1. The formulation “national question” emerges from the leftist tradition but has now become a shorthand in Sri Lanka for discussion of the relations between majority and minority communities, as well as inequalities of gender, caste, and class within and across communities.

2. Sinhalese nationalism identifies Sri Lanka as a Sinhalese Buddhist nation in which minorities exist at the discretion of the majority population.

References

Abeysekera, Charles, and Newton Gunasinghe, eds. 1987. Facets of Ethnicity. Colombo: Social Scientists Association.

Appadurai, Arjun. 1986. “Theory in Anthropology: Center and Periphery.” Comparative Studies in Society and History 28, no. 2: 356–61.
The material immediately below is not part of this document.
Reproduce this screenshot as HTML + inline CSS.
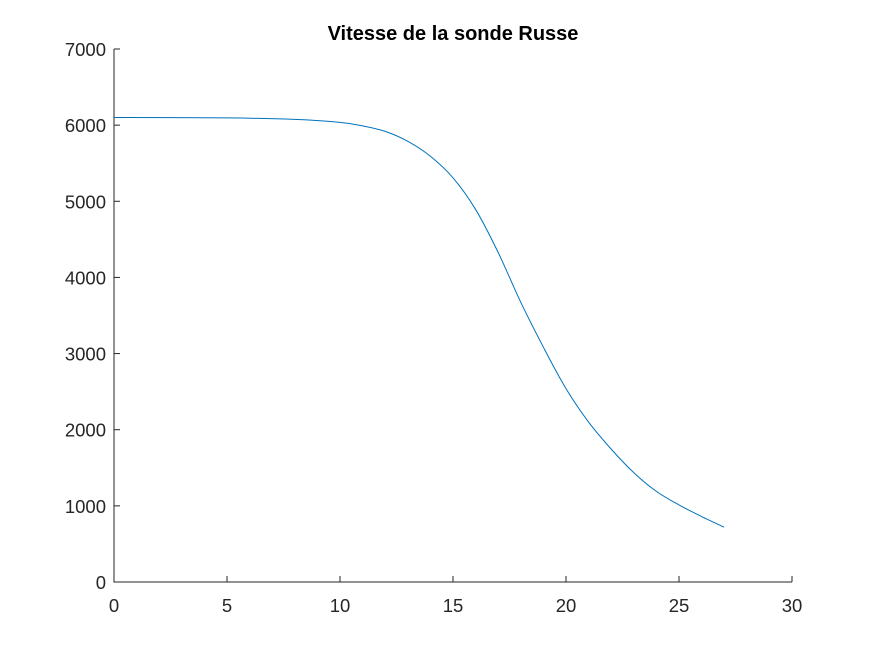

Roberts, Michael. 1979. “Problems of Collective Identity in a Multi-Ethnic Society: Sectional Nationalism vs. Ceylonese Nationalism, 1900–1940.” In Collective Identities: Nationalisms and Protest in Modern Sri Lanka, edited by Michael Roberts, 337–60. Colombo: Marga Institute.

Scott, David. 2000. “Toleration and Historical Traditions of Difference.” In Subaltern Studies, 11: Community, Gender, Violence, edited by Partha Chatterjee and Pradeep Jeganathan, 283–304. New York: Columbia University Press.

Skinner, Quentin. 2002. “The Idea of a Cultural Lexicon.” In Visions of Politics, Volume 1: Regarding Method, 158–74. New York: Cambridge University Press.